::: INPUT RECORDS

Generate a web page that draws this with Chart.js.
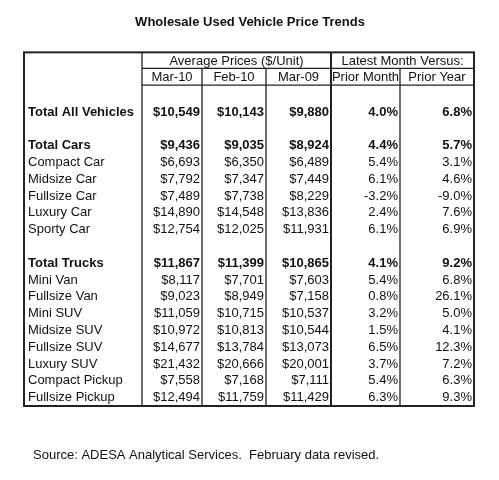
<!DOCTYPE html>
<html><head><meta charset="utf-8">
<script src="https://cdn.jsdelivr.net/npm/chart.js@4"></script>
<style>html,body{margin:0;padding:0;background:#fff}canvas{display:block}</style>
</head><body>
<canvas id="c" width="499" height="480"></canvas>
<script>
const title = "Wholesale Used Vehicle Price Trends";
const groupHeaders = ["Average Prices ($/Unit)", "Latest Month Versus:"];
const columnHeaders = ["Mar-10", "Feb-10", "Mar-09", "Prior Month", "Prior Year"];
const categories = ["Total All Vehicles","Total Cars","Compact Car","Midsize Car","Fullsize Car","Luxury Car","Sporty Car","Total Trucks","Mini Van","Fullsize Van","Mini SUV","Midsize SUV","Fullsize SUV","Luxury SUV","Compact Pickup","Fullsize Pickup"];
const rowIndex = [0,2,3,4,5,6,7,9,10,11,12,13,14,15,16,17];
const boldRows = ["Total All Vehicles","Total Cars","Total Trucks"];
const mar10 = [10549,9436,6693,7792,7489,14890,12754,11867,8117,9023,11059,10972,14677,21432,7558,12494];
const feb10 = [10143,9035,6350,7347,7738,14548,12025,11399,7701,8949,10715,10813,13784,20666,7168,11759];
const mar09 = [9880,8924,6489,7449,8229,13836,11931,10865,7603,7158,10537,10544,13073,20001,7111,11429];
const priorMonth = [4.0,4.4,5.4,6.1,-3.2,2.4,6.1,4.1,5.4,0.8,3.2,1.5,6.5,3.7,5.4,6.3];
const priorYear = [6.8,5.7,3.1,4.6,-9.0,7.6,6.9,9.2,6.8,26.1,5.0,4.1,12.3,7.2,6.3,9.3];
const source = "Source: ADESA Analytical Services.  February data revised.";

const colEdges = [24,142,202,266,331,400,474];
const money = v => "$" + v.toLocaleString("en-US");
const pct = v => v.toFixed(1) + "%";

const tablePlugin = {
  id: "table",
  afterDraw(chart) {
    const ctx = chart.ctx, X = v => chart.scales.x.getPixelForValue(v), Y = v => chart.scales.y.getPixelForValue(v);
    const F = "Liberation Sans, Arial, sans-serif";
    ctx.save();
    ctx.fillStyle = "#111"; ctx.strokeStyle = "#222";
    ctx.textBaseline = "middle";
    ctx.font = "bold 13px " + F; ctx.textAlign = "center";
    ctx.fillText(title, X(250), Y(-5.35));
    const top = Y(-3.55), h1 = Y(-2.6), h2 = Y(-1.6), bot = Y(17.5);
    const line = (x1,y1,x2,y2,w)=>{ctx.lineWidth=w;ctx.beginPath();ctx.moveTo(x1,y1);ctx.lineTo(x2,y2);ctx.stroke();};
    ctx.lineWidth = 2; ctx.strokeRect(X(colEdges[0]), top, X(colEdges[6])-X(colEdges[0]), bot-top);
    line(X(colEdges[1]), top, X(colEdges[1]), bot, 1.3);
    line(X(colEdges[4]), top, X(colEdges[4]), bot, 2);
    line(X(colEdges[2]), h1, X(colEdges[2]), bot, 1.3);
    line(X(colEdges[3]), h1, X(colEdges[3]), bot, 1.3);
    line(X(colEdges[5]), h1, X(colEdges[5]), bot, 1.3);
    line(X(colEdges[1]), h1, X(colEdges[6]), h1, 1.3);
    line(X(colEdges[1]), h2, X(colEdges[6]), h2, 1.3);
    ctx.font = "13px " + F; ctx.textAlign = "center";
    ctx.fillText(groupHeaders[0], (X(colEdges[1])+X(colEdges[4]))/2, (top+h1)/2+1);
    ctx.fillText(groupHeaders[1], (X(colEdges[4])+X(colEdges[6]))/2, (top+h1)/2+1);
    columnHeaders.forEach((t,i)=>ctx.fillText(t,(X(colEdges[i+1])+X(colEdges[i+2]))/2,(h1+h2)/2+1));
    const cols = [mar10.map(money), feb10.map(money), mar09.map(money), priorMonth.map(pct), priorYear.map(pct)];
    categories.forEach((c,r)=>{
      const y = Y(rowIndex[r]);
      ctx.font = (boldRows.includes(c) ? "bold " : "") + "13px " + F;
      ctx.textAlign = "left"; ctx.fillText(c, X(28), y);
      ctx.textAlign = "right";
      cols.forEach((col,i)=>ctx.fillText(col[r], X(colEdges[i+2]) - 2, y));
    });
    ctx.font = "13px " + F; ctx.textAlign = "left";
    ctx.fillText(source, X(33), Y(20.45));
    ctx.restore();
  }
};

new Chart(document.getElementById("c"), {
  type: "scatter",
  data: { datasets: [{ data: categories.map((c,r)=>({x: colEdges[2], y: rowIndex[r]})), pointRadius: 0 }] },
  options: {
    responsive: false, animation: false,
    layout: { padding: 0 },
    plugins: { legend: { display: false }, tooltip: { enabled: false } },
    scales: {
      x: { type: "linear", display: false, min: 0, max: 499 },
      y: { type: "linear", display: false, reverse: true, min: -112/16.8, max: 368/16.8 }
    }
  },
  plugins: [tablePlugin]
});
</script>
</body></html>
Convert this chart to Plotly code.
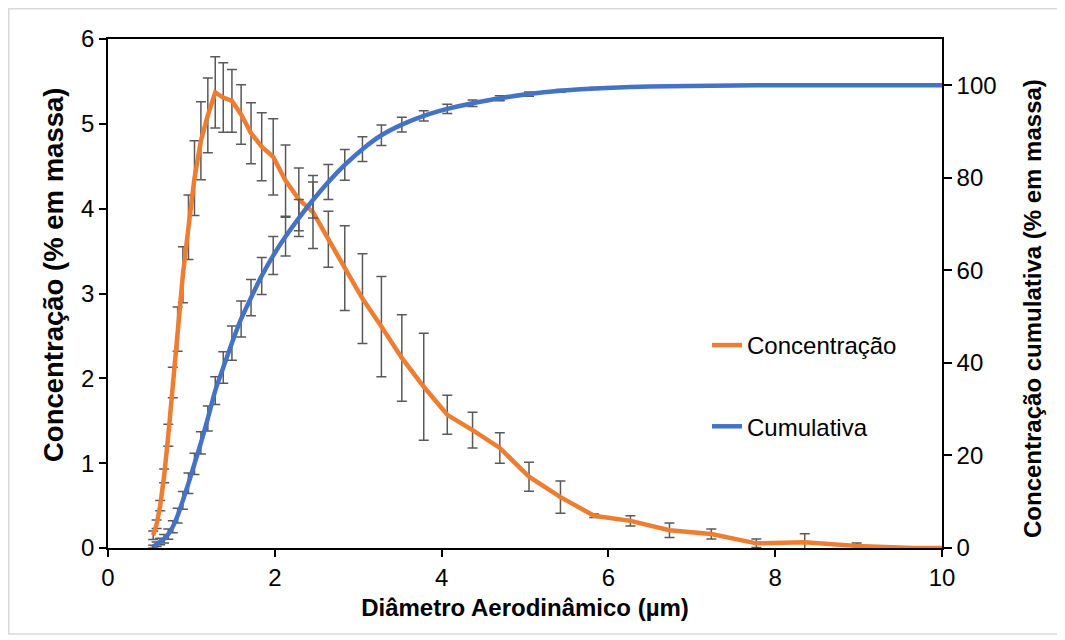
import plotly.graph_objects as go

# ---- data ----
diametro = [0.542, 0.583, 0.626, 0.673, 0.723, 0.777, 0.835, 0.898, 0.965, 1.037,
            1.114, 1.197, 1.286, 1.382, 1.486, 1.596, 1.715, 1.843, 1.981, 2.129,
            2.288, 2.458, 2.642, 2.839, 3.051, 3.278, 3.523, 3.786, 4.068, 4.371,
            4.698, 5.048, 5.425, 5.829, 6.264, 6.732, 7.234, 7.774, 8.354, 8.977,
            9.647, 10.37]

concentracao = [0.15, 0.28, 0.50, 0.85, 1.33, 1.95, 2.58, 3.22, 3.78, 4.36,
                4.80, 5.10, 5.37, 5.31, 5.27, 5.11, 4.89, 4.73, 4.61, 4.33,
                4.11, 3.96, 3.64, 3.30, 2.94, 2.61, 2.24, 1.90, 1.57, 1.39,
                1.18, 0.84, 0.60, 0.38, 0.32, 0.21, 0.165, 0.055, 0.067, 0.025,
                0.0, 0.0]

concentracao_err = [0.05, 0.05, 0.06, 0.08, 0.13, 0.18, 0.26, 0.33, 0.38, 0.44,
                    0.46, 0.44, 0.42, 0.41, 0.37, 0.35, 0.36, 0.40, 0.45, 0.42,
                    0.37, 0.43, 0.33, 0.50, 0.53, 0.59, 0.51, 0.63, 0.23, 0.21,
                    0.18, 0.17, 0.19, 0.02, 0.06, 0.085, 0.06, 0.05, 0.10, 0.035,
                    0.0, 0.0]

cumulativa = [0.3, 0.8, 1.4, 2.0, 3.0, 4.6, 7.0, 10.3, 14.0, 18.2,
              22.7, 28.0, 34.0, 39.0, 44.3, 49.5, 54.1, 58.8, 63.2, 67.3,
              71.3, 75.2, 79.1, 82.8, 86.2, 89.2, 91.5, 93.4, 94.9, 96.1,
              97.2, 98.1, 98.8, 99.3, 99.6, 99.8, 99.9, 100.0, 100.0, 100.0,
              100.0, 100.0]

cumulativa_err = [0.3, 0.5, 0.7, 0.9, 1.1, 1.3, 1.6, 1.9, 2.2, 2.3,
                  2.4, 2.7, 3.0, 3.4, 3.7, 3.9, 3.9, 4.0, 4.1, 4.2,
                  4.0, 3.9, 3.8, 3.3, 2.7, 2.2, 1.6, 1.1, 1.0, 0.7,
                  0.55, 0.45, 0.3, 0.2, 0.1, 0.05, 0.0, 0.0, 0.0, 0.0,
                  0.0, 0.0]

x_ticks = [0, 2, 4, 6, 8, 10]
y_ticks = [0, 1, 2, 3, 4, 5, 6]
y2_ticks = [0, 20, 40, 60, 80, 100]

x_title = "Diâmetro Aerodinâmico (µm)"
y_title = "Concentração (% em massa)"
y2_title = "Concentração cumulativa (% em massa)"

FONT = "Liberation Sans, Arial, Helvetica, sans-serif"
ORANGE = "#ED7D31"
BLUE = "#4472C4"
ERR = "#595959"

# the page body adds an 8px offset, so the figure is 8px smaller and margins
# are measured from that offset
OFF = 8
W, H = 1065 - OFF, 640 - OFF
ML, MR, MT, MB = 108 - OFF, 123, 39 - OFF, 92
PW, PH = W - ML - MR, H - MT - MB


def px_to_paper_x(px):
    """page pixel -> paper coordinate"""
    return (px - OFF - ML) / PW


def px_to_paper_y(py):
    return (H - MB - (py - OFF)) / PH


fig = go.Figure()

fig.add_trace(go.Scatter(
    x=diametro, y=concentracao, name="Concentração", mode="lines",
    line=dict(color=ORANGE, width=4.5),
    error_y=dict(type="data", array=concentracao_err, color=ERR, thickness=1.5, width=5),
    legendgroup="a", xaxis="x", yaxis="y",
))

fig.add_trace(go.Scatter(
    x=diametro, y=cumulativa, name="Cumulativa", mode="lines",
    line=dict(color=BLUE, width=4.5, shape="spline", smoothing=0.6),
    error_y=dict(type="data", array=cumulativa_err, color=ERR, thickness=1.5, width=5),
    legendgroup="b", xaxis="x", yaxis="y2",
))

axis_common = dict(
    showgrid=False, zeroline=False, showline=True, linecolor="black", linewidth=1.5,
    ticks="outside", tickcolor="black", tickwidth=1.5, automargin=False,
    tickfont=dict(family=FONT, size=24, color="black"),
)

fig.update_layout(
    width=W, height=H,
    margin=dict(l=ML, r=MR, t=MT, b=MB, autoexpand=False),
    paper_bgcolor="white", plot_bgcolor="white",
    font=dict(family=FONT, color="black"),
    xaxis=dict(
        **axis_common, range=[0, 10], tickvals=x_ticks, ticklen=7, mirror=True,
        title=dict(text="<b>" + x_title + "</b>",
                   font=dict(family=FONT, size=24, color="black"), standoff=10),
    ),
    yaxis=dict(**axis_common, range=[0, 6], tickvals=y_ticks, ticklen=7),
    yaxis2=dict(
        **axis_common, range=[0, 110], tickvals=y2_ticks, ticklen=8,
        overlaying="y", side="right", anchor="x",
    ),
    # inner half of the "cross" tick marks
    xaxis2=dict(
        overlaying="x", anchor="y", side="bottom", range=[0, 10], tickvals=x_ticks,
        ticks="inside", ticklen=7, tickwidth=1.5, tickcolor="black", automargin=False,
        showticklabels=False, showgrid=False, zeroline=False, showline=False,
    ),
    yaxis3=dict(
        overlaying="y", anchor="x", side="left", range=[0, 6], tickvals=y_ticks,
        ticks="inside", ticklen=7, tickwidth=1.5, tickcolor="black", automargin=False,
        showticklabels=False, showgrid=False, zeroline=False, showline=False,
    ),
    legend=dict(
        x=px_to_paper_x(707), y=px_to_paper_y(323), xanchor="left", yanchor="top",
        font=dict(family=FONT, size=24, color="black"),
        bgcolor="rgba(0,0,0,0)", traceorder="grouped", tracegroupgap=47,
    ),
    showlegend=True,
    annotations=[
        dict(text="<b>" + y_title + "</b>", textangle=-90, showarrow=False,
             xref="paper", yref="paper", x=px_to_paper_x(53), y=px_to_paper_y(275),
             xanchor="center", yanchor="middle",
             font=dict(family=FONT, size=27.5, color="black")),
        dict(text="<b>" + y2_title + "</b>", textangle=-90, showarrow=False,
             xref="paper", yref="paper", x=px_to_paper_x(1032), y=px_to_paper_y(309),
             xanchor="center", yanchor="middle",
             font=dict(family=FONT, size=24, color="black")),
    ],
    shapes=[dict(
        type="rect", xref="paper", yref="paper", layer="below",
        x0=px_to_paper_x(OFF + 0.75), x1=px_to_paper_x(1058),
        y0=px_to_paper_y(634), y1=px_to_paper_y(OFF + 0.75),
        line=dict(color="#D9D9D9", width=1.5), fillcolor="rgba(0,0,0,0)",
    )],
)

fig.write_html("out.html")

::::::

• _TASK DESCRIPTION_: Above are the records; repeat their lines from the first through the line containing "ADESA Analytical Services.", and leave out each picture.

• _EXERCISE OUTPUT_:
Generate a web page that draws this with Chart.js.
<!DOCTYPE html>
<html><head><meta charset="utf-8">
<script src="https://cdn.jsdelivr.net/npm/chart.js@4"></script>
<style>html,body{margin:0;padding:0;background:#fff}canvas{display:block}</style>
</head><body>
<canvas id="c" width="499" height="480"></canvas>
<script>
const title = "Wholesale Used Vehicle Price Trends";
const groupHeaders = ["Average Prices ($/Unit)", "Latest Month Versus:"];
const columnHeaders = ["Mar-10", "Feb-10", "Mar-09", "Prior Month", "Prior Year"];
const categories = ["Total All Vehicles","Total Cars","Compact Car","Midsize Car","Fullsize Car","Luxury Car","Sporty Car","Total Trucks","Mini Van","Fullsize Van","Mini SUV","Midsize SUV","Fullsize SUV","Luxury SUV","Compact Pickup","Fullsize Pickup"];
const rowIndex = [0,2,3,4,5,6,7,9,10,11,12,13,14,15,16,17];
const boldRows = ["Total All Vehicles","Total Cars","Total Trucks"];
const mar10 = [10549,9436,6693,7792,7489,14890,12754,11867,8117,9023,11059,10972,14677,21432,7558,12494];
const feb10 = [10143,9035,6350,7347,7738,14548,12025,11399,7701,8949,10715,10813,13784,20666,7168,11759];
const mar09 = [9880,8924,6489,7449,8229,13836,11931,10865,7603,7158,10537,10544,13073,20001,7111,11429];
const priorMonth = [4.0,4.4,5.4,6.1,-3.2,2.4,6.1,4.1,5.4,0.8,3.2,1.5,6.5,3.7,5.4,6.3];
const priorYear = [6.8,5.7,3.1,4.6,-9.0,7.6,6.9,9.2,6.8,26.1,5.0,4.1,12.3,7.2,6.3,9.3];
const source = "Source: ADESA Analytical Services.  February data revised.";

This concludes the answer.